TechING: Towards Real World Technical Image Understanding via VLMs
Tafazzul Nadeem, Bhavik Shangari, Manish Rai, Gagan Raj Gupta, Ashutosh Modi
TL;DR
This work tackles the problem of understanding and editing hand-drawn technical diagrams by long-tail Vision-Language Models. It introduces TechING, a large synthetic Tech Diagram corpus with three components (D1–D3) and eight diagram types, plus a small real-world hand-drawn evaluation set, and trains a LoRA-fine-tuned Llama 3.2-11B-Vision-Instruct model (LLama-VL-TUG) on a mix of primary and self-supervised tasks to learn image-to-code, code-to-description, and image-to-description mappings. The approach yields substantial improvements over baselines on synthetic tasks (e.g., ROUGE-L gains of about 2.14x) and greatly enhanced real-world performance (near-elimination of compilation errors and large increases in F1 on diagram structures), demonstrating the practicality of synthetic data and intermediate Mermaid code as a bridge between visuals and editable diagrams. The work provides a scalable dataset and training paradigm that can accelerate robust, edit-friendly diagram understanding in real-world engineering workflows, with future directions including expanding real-world data and exploring additional model architectures.
Abstract
Professionals working in technical domain typically hand-draw (on whiteboard, paper, etc.) technical diagrams (e.g., flowcharts, block diagrams, etc.) during discussions; however, if they want to edit these later, it needs to be drawn from scratch. Modern day VLMs have made tremendous progress in image understanding but they struggle when it comes to understanding technical diagrams. One way to overcome this problem is to fine-tune on real world hand-drawn images, but it is not practically possible to generate large number of such images.
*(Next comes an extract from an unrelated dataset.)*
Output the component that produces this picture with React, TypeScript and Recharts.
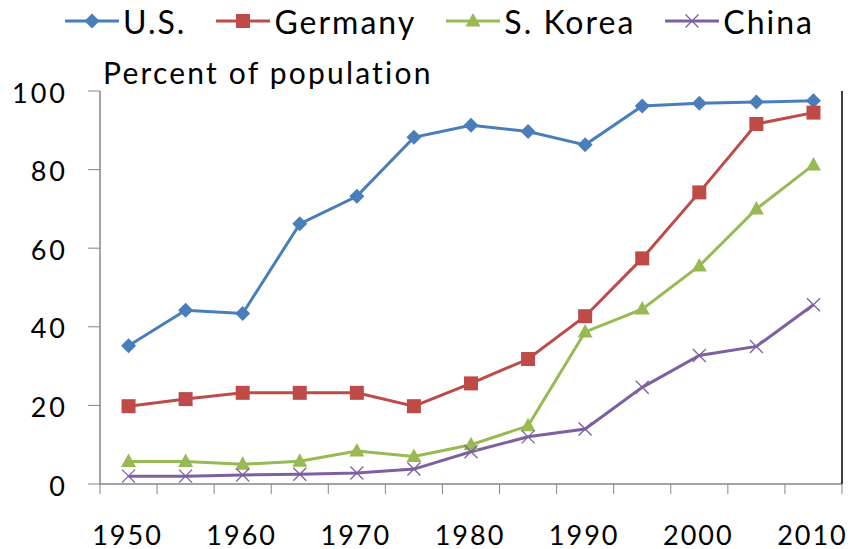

In this paper, we introduce a large synthetically generated corpus (reflective of real world images) for training VLMs and subsequently evaluate VLMs on a smaller corpus of hand-drawn images (with the help of humans). We introduce several new self-supervision tasks for training and perform extensive experiments with various baseline models and fine-tune Llama 3.2 11B-instruct model on synthetic images on these tasks to obtain LLama-VL-TUG, which significantly improves the ROUGE-L performance of Llama 3.2 11B-instruct by 2.14x and achieves the best all-round performance across all baseline models. On real-world images, human evaluation reveals that we achieve minimum compilation errors across all baselines in 7 out of 8 diagram types and improve the average F1 score of Llama 3.2 11B-instruct by 6.97x.